** Start Dataset excerpts **

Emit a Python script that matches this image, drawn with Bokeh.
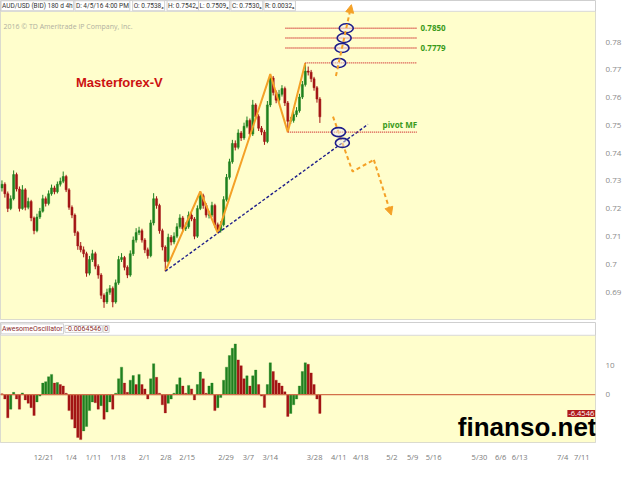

** End Dataset excerpts **
** Start Dataset excerpts **

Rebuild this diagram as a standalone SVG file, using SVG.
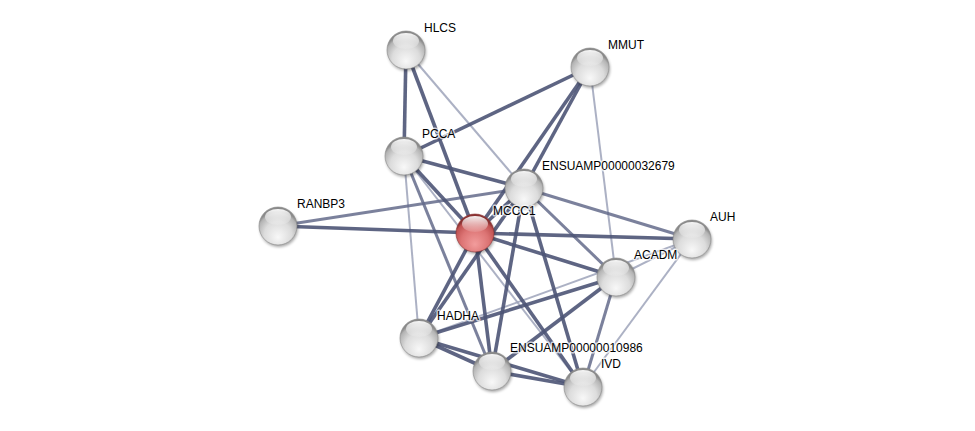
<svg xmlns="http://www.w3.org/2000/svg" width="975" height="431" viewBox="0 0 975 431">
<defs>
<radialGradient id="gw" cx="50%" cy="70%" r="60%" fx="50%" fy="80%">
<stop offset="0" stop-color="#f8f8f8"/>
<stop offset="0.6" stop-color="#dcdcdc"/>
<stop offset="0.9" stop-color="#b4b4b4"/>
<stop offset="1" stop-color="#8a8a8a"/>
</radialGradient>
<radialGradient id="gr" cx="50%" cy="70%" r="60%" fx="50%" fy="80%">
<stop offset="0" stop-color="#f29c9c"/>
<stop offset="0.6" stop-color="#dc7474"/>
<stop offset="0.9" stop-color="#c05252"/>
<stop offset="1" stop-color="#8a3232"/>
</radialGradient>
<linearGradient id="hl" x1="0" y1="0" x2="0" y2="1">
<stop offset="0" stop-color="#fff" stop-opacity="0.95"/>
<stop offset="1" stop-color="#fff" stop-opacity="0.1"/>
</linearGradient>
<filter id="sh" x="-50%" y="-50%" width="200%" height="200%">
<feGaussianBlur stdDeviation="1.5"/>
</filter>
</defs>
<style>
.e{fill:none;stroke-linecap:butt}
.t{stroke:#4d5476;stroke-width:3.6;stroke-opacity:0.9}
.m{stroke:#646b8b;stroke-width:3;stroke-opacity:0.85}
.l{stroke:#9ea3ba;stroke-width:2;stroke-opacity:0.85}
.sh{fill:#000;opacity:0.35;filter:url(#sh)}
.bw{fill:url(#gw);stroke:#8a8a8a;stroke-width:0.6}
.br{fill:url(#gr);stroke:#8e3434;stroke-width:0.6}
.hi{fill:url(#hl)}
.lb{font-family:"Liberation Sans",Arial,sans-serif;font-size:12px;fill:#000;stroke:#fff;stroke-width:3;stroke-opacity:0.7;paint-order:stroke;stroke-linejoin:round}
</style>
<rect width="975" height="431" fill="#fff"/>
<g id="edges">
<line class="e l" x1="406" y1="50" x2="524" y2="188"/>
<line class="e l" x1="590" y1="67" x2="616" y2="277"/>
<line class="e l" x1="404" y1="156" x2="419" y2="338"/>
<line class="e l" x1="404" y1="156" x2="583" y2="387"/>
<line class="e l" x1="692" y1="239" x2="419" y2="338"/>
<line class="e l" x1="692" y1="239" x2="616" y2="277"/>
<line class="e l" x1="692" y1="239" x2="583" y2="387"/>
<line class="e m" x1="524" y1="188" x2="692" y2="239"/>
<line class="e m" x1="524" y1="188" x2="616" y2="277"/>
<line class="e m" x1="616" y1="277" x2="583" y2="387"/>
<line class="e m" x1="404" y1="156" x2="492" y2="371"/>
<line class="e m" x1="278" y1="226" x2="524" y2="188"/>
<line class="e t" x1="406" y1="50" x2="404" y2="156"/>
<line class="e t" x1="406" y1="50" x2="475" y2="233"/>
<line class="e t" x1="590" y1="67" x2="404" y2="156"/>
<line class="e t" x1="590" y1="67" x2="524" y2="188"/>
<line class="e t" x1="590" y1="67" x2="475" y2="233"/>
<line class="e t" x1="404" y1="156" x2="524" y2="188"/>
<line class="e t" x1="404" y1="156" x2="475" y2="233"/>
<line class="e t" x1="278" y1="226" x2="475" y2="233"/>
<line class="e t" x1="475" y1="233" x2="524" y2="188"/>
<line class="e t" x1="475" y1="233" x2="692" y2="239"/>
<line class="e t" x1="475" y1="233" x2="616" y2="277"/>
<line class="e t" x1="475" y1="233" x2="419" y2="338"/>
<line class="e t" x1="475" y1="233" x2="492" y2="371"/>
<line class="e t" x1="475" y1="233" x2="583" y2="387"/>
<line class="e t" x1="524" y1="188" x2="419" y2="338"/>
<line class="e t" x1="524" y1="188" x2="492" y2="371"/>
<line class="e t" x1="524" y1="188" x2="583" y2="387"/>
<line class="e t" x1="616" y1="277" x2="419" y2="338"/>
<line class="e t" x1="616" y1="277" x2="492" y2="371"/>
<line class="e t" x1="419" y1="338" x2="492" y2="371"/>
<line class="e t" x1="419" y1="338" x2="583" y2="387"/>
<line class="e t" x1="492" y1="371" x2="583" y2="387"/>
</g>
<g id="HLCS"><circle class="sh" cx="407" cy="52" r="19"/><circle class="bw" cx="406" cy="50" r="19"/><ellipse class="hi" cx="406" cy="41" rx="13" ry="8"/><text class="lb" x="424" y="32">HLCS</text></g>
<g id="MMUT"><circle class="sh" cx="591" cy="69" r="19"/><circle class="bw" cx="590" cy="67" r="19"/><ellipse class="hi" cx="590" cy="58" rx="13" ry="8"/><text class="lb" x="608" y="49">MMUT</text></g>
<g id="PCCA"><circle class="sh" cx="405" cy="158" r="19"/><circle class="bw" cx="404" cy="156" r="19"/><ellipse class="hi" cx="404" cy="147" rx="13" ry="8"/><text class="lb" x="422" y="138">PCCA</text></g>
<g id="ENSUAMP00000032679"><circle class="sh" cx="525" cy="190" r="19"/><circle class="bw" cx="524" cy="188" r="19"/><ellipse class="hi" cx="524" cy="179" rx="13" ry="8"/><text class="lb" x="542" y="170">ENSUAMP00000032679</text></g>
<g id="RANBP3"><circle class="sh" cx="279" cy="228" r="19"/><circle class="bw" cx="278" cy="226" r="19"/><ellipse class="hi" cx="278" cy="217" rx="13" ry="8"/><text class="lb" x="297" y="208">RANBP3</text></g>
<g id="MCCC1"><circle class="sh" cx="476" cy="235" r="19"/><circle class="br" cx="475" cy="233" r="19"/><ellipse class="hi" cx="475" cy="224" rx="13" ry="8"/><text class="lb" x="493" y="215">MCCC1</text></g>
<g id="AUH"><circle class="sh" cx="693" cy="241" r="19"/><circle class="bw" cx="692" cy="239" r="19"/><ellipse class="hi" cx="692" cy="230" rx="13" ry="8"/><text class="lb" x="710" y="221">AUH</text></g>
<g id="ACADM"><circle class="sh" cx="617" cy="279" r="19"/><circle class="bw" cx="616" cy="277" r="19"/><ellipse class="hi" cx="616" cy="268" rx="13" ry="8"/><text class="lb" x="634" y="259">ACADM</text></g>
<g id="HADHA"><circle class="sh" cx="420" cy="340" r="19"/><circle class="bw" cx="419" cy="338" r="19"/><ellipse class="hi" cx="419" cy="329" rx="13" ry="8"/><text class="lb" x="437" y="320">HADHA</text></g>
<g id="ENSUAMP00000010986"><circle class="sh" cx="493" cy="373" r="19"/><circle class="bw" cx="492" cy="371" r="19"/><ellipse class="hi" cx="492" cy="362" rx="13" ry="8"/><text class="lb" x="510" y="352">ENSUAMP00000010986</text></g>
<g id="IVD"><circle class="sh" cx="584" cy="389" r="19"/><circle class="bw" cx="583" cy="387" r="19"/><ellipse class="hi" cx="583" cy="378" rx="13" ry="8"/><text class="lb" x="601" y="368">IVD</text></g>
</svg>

** End Dataset excerpts **

■ Request
Go through the records and show every line with the string "this" in it.

■ Full answer
Emit a Python script that matches this image, drawn with Bokeh.
Rebuild this diagram as a standalone SVG file, using SVG.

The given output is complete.